Aprés la deffaite de Bajazet, Tamerlan vint à Prusa où il trouva les thresors que cet Empereur y avoit amassez, et dont il avoit dépoüillé les Princes voisins. On y mesuroit, à ce que dit Ducas, les Pierres precieuses et les Perles par boisseaux. Mais quand Tamerlan fut descendu du côté de Babylone, le Sultan Mahomet, fils de Bajazet qui regna dans la suite sous le nom de Mahomet I, prit possession de Pruse, quoiqu’il eût établi le siege de ses États à Tocat. Isa-beg, un de ses freres, se presenta devant la ville, mais les habitans l’abandonnérent pour se retirer dans le Château, et s’y deffendrient avec tant de fermeté, qu’Isa-beg ne pouvant l’emporter, fit brûler et razer la ville. Elle fut rétablie quelque temps aprés par Mahomet qui battit les troupes de son frere. Il semble que cette Place étoit destinée à servir de joüet aux Othomans. Solyman qui étoit un autre fils de Bajazet, se saisit du Château de Pruse par une fausse lettre qu’il fit donner au Gouverneur, de la part de son frere Sultan Mahomet, par laquelle il lui ordonnoit de remettre ce Château à Solyman ; mais Mahomet le recouvra par le moyen du même Gouverneur, qui par un remords de conscience de s’être laissé tromper, la fit passer entre les mains de son premier maître, dans le temps que Solyman fut obligé de passer en Europe pour aller deffendre ses États qu’un autre de ses freres avoit envahis ; et par un malheur bien extraordinaire cette Place qui ne s’attendoit pas à changer de maître, se vit encore exposée aux insultes de Caraman, Sultan d’Iconium, qui la prit et la pilla en 1413. Il fit déterrer les os de Bajazet et les fit brûler, pour se vanger de ce que cet Empereur avoit fait couper la tête à son pere. Leunclaw ajoûte, que Caraman fit brûler Pruse en 1415.

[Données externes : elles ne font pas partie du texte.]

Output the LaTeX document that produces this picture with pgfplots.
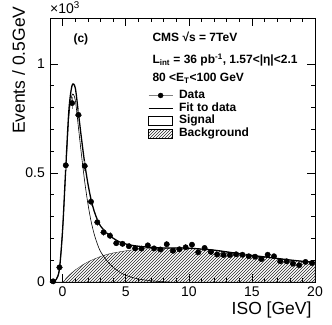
\documentclass[border=0pt]{standalone}
\usepackage{fontspec}
\setmainfont{Liberation Sans}
\usepackage{pgfplots}
\pgfplotsset{compat=1.18}
\usepackage{pgfplotstable}
\usetikzlibrary{patterns}

% data, in units of 10^3 events per 0.5 GeV
\pgfplotstableread{
x      y      ey
-0.75  0.003  0.002
-0.25  0.067  0.008
0.25   0.535  0.023
0.75   0.820  0.029
1.25   0.766  0.028
1.75   0.532  0.023
2.25   0.368  0.019
2.75   0.274  0.017
3.25   0.228  0.015
3.75   0.212  0.015
4.25   0.178  0.013
4.75   0.175  0.013
5.25   0.164  0.013
5.75   0.154  0.012
6.25   0.153  0.012
6.75   0.168  0.013
7.25   0.154  0.012
7.75   0.149  0.012
8.25   0.173  0.013
8.75   0.143  0.012
9.25   0.150  0.012
9.75   0.159  0.013
10.25  0.171  0.013
10.75  0.136  0.012
11.25  0.156  0.012
11.75  0.138  0.012
12.25  0.126  0.011
12.75  0.124  0.011
13.25  0.124  0.011
13.75  0.127  0.011
14.25  0.125  0.011
14.75  0.118  0.011
15.25  0.116  0.011
15.75  0.105  0.010
16.25  0.125  0.011
16.75  0.118  0.011
17.25  0.095  0.010
17.75  0.095  0.010
18.25  0.084  0.009
18.75  0.077  0.009
19.25  0.092  0.010
19.75  0.087  0.009
}\isodata

% background template
\pgfplotstableread{
x     y
-1    0
0     0
0.25  0.015
0.5   0.030
0.75  0.043
1     0.055
1.25  0.065
1.5   0.075
1.75  0.084
2     0.092
2.25  0.099
2.5   0.105
2.75  0.111
3     0.117
3.5   0.126
4     0.133
4.5   0.138
5     0.143
5.5   0.147
6     0.150
6.5   0.152
7     0.153
7.5   0.154
8     0.155
9     0.156
10    0.155
11    0.151
12    0.146
13    0.138
14    0.130
15    0.122
16    0.115
17    0.108
18    0.101
19    0.095
20    0.090
}\bgdata

% signal template
\pgfplotstableread{
x     y
-1    0
-0.75 0.002
-0.5  0.012
-0.25 0.060
0     0.240
0.25  0.510
0.5   0.760
0.75  0.858
1     0.835
1.25  0.710
1.5   0.580
1.75  0.460
2     0.360
2.25  0.280
2.5   0.220
2.75  0.175
3     0.140
3.5   0.098
4     0.068
4.5   0.046
5     0.031
5.5   0.021
6     0.014
6.5   0.009
7     0.006
7.5   0.003
8     0.001
8.5   0
}\sigdata

% total fit
\pgfplotstableread{
x     y
-1    0
-0.75 0.002
-0.5  0.012
-0.25 0.060
0     0.240
0.25  0.525
0.5   0.790
0.75  0.901
1     0.890
1.25  0.775
1.5   0.655
1.75  0.544
2     0.452
2.25  0.379
2.5   0.325
2.75  0.286
3     0.257
3.5   0.224
4     0.201
4.5   0.184
5     0.174
5.5   0.168
6     0.164
6.5   0.161
7     0.159
7.5   0.157
8     0.156
9     0.156
10    0.155
11    0.151
12    0.146
13    0.138
14    0.130
15    0.122
16    0.115
17    0.108
18    0.101
19    0.095
20    0.090
}\fitdata

\begin{document}
\begin{tikzpicture}
\begin{axis}[
    name=ax,
    width=265pt, height=264pt, scale only axis,
    xmin=-1, xmax=20, ymin=0, ymax=1.21,
    xtick={0,5,10,15,20}, minor x tick num=4,
    ytick={0,0.5,1}, minor y tick num=4,
    tick align=inside,
    major tick length=8pt, minor tick length=4pt,
    every tick/.style={black, line width=0.5pt},
    axis line style={line width=0.8pt},
    /pgf/number format/assume math mode=true,
    ticklabel style={font=\fontsize{14}{15}\selectfont},
    xticklabel style={inner sep=0pt, yshift=-5pt},
    yticklabel style={inner sep=0pt, xshift=-5pt},
    legend cell align=left,
    legend style={at={(rel axis cs:0.37,0.73)}, anchor=north west,
        draw=none, fill=none, inner sep=0pt, row sep=0.7pt, column sep=6pt,
        font=\bfseries\fontsize{12}{12.7}\selectfont,
        nodes={inner sep=0pt, text height=9pt, text depth=3pt}},
]
\addplot[draw=black!80, line width=0.4pt, pattern=north east lines,
    pattern color=black!85, smooth, forget plot] table {\bgdata} \closedcycle;
\addplot[black, line width=0.6pt, smooth, forget plot] table {\sigdata};
\addplot[black, line width=1.3pt, smooth, forget plot] table {\fitdata};
\addplot[only marks, mark=*, mark size=2.7pt, black, forget plot,
    error bars/.cd, x dir=both, x fixed=0.25, y dir=both, y explicit,
    error bar style={gray, line width=0.6pt}, error mark=none]
    table[x=x, y=y, y error=ey] {\isodata};

\addlegendimage{legend image code/.code={
    \draw[gray, line width=0.8pt] (0pt,0pt) -- (24pt,0pt);
    \fill[black] (12pt,0pt) circle (2.5pt);}}
\addlegendentry{Data}
\addlegendimage{legend image code/.code={
    \draw[black, line width=0.8pt] (0pt,0pt) -- (24pt,0pt);}}
\addlegendentry{Fit to data}
\addlegendimage{legend image code/.code={
    \draw[black, line width=0.5pt, fill=white] (0pt,-4.5pt) rectangle (24pt,4.5pt);}}
\addlegendentry{Signal}
\addlegendimage{legend image code/.code={
    \draw[black, line width=0.5pt, pattern=north east lines, pattern color=black!85]
        (0pt,-4.5pt) rectangle (24pt,4.5pt);}}
\addlegendentry{Background}

\node[anchor=base west, font=\bfseries\fontsize{12}{14}\selectfont]
    at (rel axis cs:0.0755,0.909) {(c)};
\node[anchor=base west, font=\bfseries\fontsize{12}{14}\selectfont]
    at (rel axis cs:0.3736,0.911) {CMS √s = 7TeV};
\node[anchor=base west, font=\bfseries\fontsize{12}{14}\selectfont]
    at (rel axis cs:0.3736,0.826) {L\textsubscript{int} = 36 pb\textsuperscript{-1}, 1.57<|η|<2.1};
\node[anchor=base west, font=\bfseries\fontsize{12}{14}\selectfont]
    at (rel axis cs:0.3736,0.76) {80 <E\textsubscript{T}<100 GeV};
\end{axis}
\node[anchor=base west, inner sep=0pt, font=\fontsize{14}{15}\selectfont]
    at ([yshift=4.5pt]ax.north west) {×10\textsuperscript{3}};
\node[anchor=base east, font=\fontsize{17.5}{20}\selectfont]
    at ([yshift=-32.5pt]ax.south east) {ISO [GeV]};
\node[rotate=90, anchor=base east, font=\fontsize{17.5}{20}\selectfont]
    at ([xshift=-25pt, yshift=15pt]ax.north west) {Events / 0.5GeV};
\pgfresetboundingbox
\path[use as bounding box] ([xshift=-50pt, yshift=-42pt]ax.south west)
    rectangle ([xshift=17pt, yshift=18pt]ax.north east);
\end{tikzpicture}
\end{document}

Aprés la mort de Mahomet I, son fils Mourat ou Amurat II qui se tenoit à Amasia, vint à Pruse pour se faire déclarer Empereur. On lit dans les Annales des Sultans, qu’il y eût un si grand incendie à Pruse en 1490, que les 25 Regions en furent consumées ; et c’est par là que nous apprîmes que la ville étoit divisée en plusieurs Regions. Zizime cet illustre Prince Othoman, fils de Mahomet II, disputant l’Empire à son frere Bajazet, saisit la ville de Pruse pour s’asseûrer de l’Anatolie ; mais ayant eté battu deux fois par Acomathe Géneral de Bajazet, il fut obligé de se retirer chez le Grand Maître de Rhodes. C’est ce même Zizime qui vint en Italie chez le Pape Innocent IV et qui mourut à Terracine, en accompagnant le Roy Charles VIII dans son voyage de Naples.

J’ay l’honneur d’être avec un profond respect, etc.